PostgreSQL DISTINCT ON forces a specific order

distinctpostgresql

Why DISTINCT ON is sorting the rows? E.g. the query

SELECT DISTINCT ON (a) a
FROM (
  VALUES (2), (3), (1)
) x(a);

will have the result

1
2
3

while without DISTINCT ON

SELECT a
FROM (
  VALUES (2), (3), (1)
) x(a);

I'll get the correct order

2
3
1

How can I preserve the natural order of defined values? By "natural order" I mean "the order in which the values were defined". I understand that DBMS may change the order if I don't specify it explicitly with an ORDER BY, but I was not expecting that DISTINCT ON my interfere in this way.

Best Answer

Why DISTINCT ON is sorting the rows?

Distinct removes "duplicate" rows from the result set. That's a whole lot easier to do if the items being compared arrive neatly sorted into order.
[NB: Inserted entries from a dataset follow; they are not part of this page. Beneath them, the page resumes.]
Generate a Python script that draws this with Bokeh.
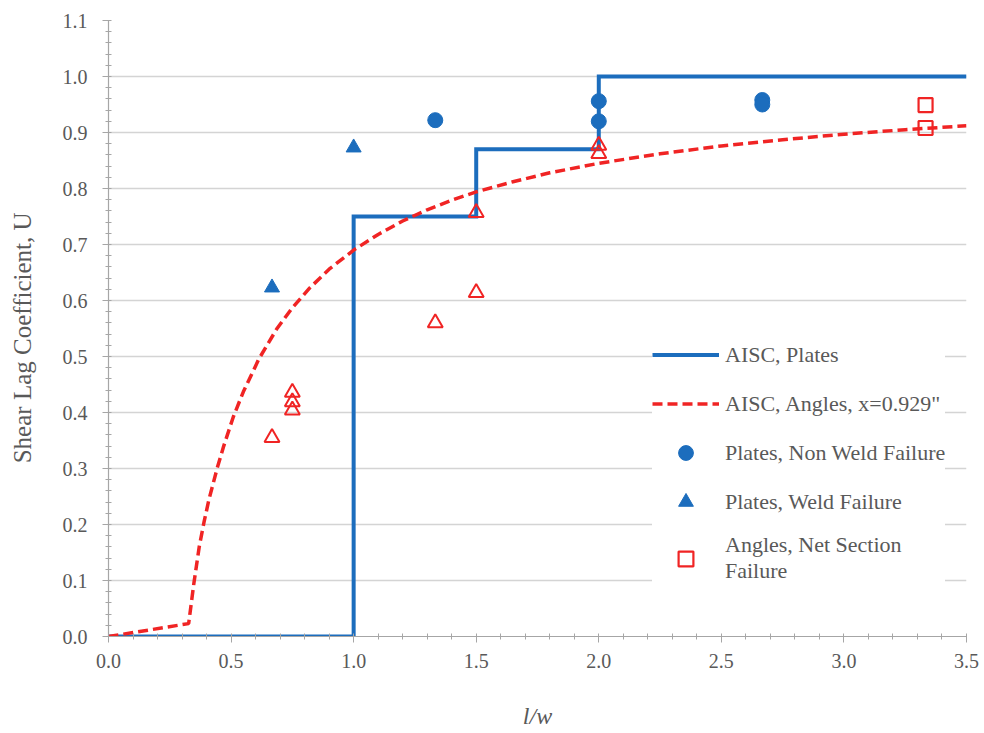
from bokeh.plotting import figure
from bokeh.models import Legend, LegendItem, FixedTicker, NumeralTickFormatter
from bokeh.embed import file_html
from bokeh.resources import INLINE

# AISC shear lag coefficient for plates (step function of l/w)
plate_x = [0.0, 1.0, 1.0, 1.5, 1.5, 2.0, 2.0, 3.5]
plate_u = [0.0, 0.0, 0.75, 0.75, 0.87, 0.87, 1.0, 1.0]

# AISC shear lag coefficient for angles, x = 0.929"
angle_x = [0.0, 0.327, 0.348, 0.37, 0.39, 0.41, 0.443, 0.47, 0.509, 0.55,
           0.614, 0.686, 0.75, 0.82, 0.90, 1.0, 1.1, 1.2, 1.3, 1.4, 1.5,
           1.65, 1.8, 2.0, 2.25, 2.5, 2.75, 3.0, 3.25, 3.5]
angle_u = [0.0, 0.023, 0.094, 0.16, 0.205, 0.245, 0.30, 0.34, 0.392, 0.437,
           0.496, 0.549, 0.587, 0.622, 0.656, 0.69, 0.718, 0.742, 0.762,
           0.779, 0.794, 0.812, 0.828, 0.845, 0.862, 0.876, 0.887, 0.897,
           0.905, 0.912]

# Test results
plates_nonweld_x = [1.333, 2.0, 2.0, 2.667, 2.667]
plates_nonweld_u = [0.922, 0.956, 0.920, 0.958, 0.950]

plates_weld_x = [0.667, 1.0]
plates_weld_u = [0.623, 0.873]

angles_other_x = [0.667, 0.75, 0.75, 0.75, 1.333, 1.5, 1.5, 2.0, 2.0]
angles_other_u = [0.355, 0.436, 0.419, 0.404, 0.560, 0.614, 0.757, 0.877, 0.862]

angles_net_x = [3.333, 3.333]
angles_net_u = [0.949, 0.908]

x_ticks = [0.0, 0.5, 1.0, 1.5, 2.0, 2.5, 3.0, 3.5]
y_ticks = [0.0, 0.1, 0.2, 0.3, 0.4, 0.5, 0.6, 0.7, 0.8, 0.9, 1.0, 1.1]

BLUE = "#1c6dbd"
RED = "#f02424"
GREY_TXT = "#595959"
SERIF = "Liberation Serif"
NBSP = "\u00a0"

p = figure(
    frame_width=858, frame_height=616,
    x_range=(0, 3.5), y_range=(0, 1.1),
    output_backend="svg", toolbar_location=None,
    min_border_left=108, min_border_right=18,
    min_border_top=20, min_border_bottom=97,
    background_fill_color="white", border_fill_color="white",
)
p.outline_line_color = None

# grid: horizontal lines only
p.xgrid.visible = False
p.ygrid.grid_line_color = "#d4d4d4"
p.ygrid.grid_line_width = 1.5
p.ygrid.ticker = FixedTicker(ticks=y_ticks)

for ax in (p.xaxis[0], p.yaxis[0]):
    ax.axis_line_color = "#a6a6a6"
    ax.axis_line_width = 1.2
    ax.major_tick_line_color = "#a6a6a6"
    ax.minor_tick_line_color = "#a6a6a6"
    ax.major_tick_out = 6
    ax.major_tick_in = 0
    ax.minor_tick_out = 3
    ax.minor_tick_in = 3
    ax.major_label_text_font = SERIF
    ax.major_label_text_font_size = "20px"
    ax.major_label_text_color = GREY_TXT
    ax.axis_label_text_font = SERIF
    ax.axis_label_text_font_size = "25px"
    ax.axis_label_text_color = GREY_TXT
    ax.formatter = NumeralTickFormatter(format="0.0")

p.xaxis[0].ticker = FixedTicker(ticks=x_ticks,
                                minor_ticks=[i / 10 for i in range(36)])
p.yaxis[0].ticker = FixedTicker(ticks=y_ticks,
                                minor_ticks=[i / 50 for i in range(56)])
p.xaxis[0].axis_label = "l/w"
p.xaxis[0].axis_label_text_font_style = "italic"
p.xaxis[0].axis_label_text_font_size = "24px"
p.xaxis[0].axis_label_standoff = 32
p.xaxis[0].major_label_standoff = 11
# trailing non-breaking spaces nudge the rotated title toward the bottom
p.yaxis[0].axis_label = "Shear Lag Coefficient, U" + NBSP * 3
p.yaxis[0].axis_label_text_font_style = "normal"
p.yaxis[0].axis_label_standoff = 24
p.yaxis[0].major_label_standoff = 15

r_plate = p.line(plate_x, plate_u, line_color=BLUE, line_width=4,
                 line_join="miter")
r_angle = p.line(angle_x, angle_u, line_color=RED, line_width=3.5,
                 line_dash="10 5")

r_nonweld = p.scatter(plates_nonweld_x, plates_nonweld_u, marker="circle",
                      size=15, fill_color=BLUE, line_color=BLUE)
r_weld = p.scatter(plates_weld_x, plates_weld_u, marker="triangle",
                   size=15, fill_color=BLUE, line_color=BLUE)
p.scatter(angles_other_x, angles_other_u, marker="triangle", size=15,
          fill_color=None, line_color=RED, line_width=2)
r_net = p.scatter(angles_net_x, angles_net_u, marker="square", size=14,
                  fill_color=None, line_color=RED, line_width=2.2)

legend = Legend(
    items=[
        LegendItem(label="AISC, Plates", renderers=[r_plate]),
        LegendItem(label="AISC, Angles, x=0.929\"", renderers=[r_angle]),
        LegendItem(label="Plates, Non Weld Failure", renderers=[r_nonweld]),
        LegendItem(label="Plates, Weld Failure", renderers=[r_weld]),
        LegendItem(label="Angles, Net Section\nFailure", renderers=[r_net]),
    ],
    location=(544, 52),
    border_line_color=None,
    background_fill_color="white",
    background_fill_alpha=1.0,
    label_text_font=SERIF,
    label_text_font_size="22px",
    label_text_color=GREY_TXT,
    glyph_width=67,
    glyph_height=37,
    label_standoff=6,
    spacing=12,
    padding=6,
    margin=0,
)
p.add_layout(legend, "center")

open("out.html", "w").write(file_html(p, INLINE))
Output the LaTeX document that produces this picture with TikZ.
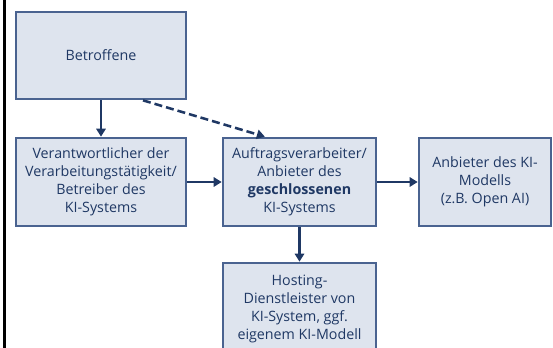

Check the Explain Plan for this query - it will probably contain extra "Sort" and "Unique" steps. Guess what those are doing.

"select distinct" is always a Red Flag for me. It is almost always used poorly, a band-aid to get around a bigger problem and introduces problems of its own. Remember, the performance of ...

select distinct a, b, c 
. . . 

... is roughly comparable to that of ...

select a, b, c 
. . . 
group by a, b, c 
order by a, b, c 

Ask yourself why [you think] you need to use "distinct".